**GOAL OF THE EXERCISE:**
Print exactly the lines running from the one that holds "Generate a component" through the one that holds "const ref = useRef<HTMLCanvasElement", please, and leave the pictures out.

**RECORDS FOR THE TASK:**
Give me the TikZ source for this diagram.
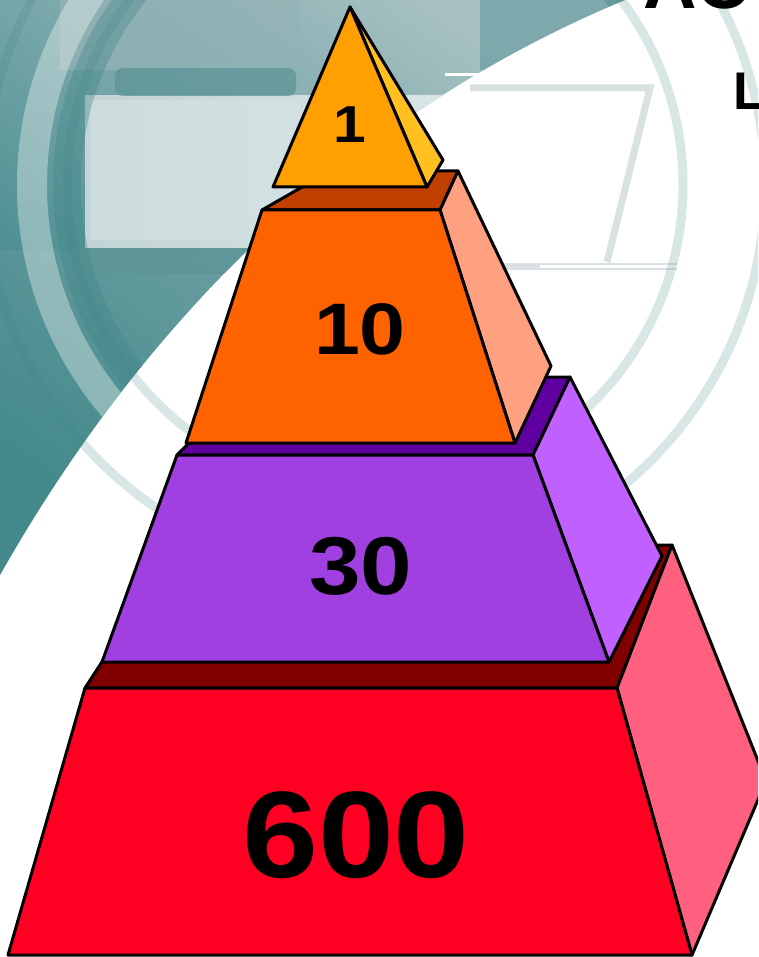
--
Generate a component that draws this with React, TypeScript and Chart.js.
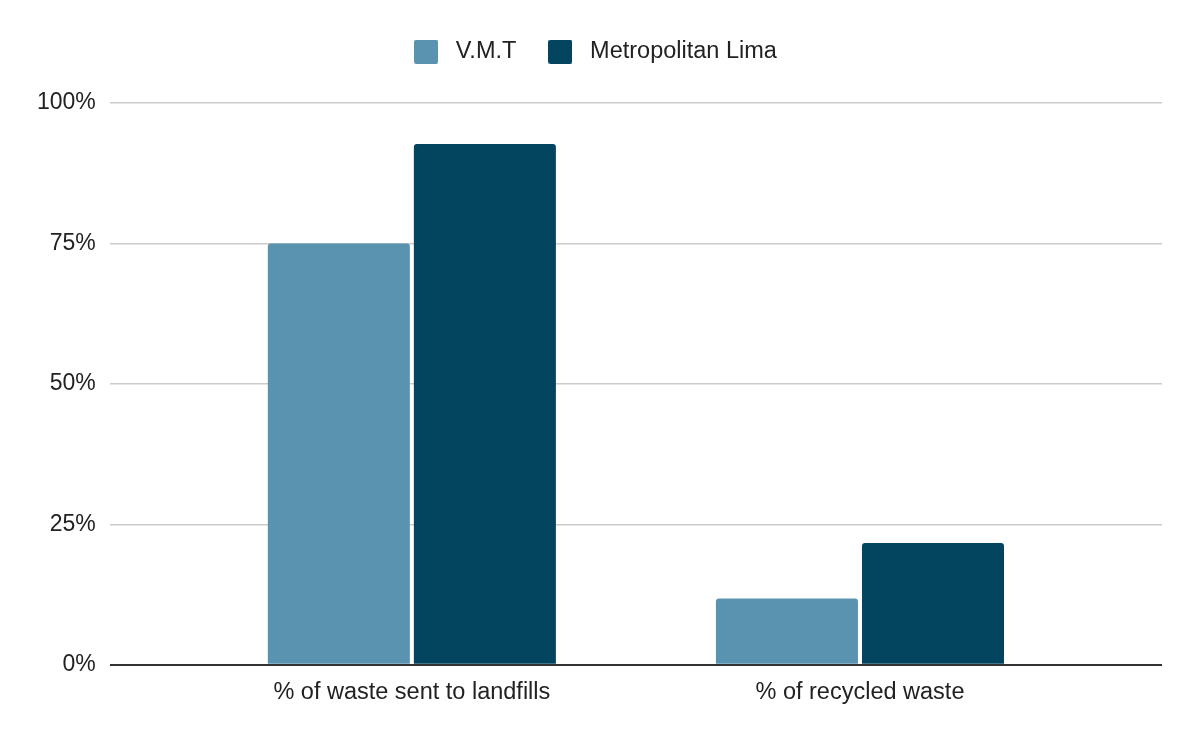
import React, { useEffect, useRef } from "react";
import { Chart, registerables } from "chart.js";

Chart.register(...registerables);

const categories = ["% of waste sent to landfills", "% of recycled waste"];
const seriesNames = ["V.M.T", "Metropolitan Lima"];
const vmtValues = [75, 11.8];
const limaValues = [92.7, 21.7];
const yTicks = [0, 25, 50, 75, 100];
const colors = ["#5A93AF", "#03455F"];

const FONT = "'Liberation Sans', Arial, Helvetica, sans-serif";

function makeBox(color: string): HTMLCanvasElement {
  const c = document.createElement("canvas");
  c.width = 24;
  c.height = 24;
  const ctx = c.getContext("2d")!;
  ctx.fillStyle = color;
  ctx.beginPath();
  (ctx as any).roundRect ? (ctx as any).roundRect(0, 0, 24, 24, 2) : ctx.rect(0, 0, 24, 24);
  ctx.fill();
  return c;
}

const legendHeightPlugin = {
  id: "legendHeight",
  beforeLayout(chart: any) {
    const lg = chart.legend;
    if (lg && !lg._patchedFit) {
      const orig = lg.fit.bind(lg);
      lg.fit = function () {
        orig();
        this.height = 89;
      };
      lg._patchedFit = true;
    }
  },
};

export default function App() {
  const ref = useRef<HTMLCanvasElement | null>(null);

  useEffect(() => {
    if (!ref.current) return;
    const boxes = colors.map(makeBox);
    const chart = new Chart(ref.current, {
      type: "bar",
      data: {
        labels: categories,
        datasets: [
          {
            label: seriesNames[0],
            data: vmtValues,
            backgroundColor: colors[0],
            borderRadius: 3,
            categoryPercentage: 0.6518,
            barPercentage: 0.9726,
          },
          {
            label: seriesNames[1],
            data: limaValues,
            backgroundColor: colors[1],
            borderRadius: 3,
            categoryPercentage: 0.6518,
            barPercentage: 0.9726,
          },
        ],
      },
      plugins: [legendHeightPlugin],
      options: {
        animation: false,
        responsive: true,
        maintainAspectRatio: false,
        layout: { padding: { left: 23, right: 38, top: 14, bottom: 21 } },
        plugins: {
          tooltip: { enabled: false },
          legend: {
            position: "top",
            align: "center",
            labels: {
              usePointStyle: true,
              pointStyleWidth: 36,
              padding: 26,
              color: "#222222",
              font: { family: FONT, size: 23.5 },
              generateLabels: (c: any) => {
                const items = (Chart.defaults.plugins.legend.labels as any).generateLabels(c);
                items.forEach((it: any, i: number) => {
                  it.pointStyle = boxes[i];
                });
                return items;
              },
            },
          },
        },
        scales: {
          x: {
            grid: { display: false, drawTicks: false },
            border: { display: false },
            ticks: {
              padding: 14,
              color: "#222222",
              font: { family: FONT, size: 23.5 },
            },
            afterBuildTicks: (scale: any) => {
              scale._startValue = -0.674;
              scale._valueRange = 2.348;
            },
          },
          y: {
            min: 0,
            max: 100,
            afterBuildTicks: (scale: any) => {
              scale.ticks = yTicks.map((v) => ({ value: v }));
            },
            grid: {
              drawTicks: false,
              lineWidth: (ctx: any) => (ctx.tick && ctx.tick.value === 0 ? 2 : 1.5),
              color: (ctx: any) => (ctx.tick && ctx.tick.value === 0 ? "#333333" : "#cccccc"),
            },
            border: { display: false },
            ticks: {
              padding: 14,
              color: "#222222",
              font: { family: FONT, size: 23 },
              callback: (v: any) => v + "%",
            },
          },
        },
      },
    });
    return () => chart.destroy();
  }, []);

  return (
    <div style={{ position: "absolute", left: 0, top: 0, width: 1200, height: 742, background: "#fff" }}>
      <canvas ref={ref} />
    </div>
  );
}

**EXERCISE RESULT:**
Generate a component that draws this with React, TypeScript and Chart.js.
import React, { useEffect, useRef } from "react";
import { Chart, registerables } from "chart.js";

Chart.register(...registerables);

const categories = ["% of waste sent to landfills", "% of recycled waste"];
const seriesNames = ["V.M.T", "Metropolitan Lima"];
const vmtValues = [75, 11.8];
const limaValues = [92.7, 21.7];
const yTicks = [0, 25, 50, 75, 100];
const colors = ["#5A93AF", "#03455F"];

const FONT = "'Liberation Sans', Arial, Helvetica, sans-serif";

function makeBox(color: string): HTMLCanvasElement {
  const c = document.createElement("canvas");
  c.width = 24;
  c.height = 24;
  const ctx = c.getContext("2d")!;
  ctx.fillStyle = color;
  ctx.beginPath();
  (ctx as any).roundRect ? (ctx as any).roundRect(0, 0, 24, 24, 2) : ctx.rect(0, 0, 24, 24);
  ctx.fill();
  return c;
}

const legendHeightPlugin = {
  id: "legendHeight",
  beforeLayout(chart: any) {
    const lg = chart.legend;
    if (lg && !lg._patchedFit) {
      const orig = lg.fit.bind(lg);
      lg.fit = function () {
        orig();
        this.height = 89;
      };
      lg._patchedFit = true;
    }
  },
};

export default function App() {
  const ref = useRef<HTMLCanvasElement | null>(null);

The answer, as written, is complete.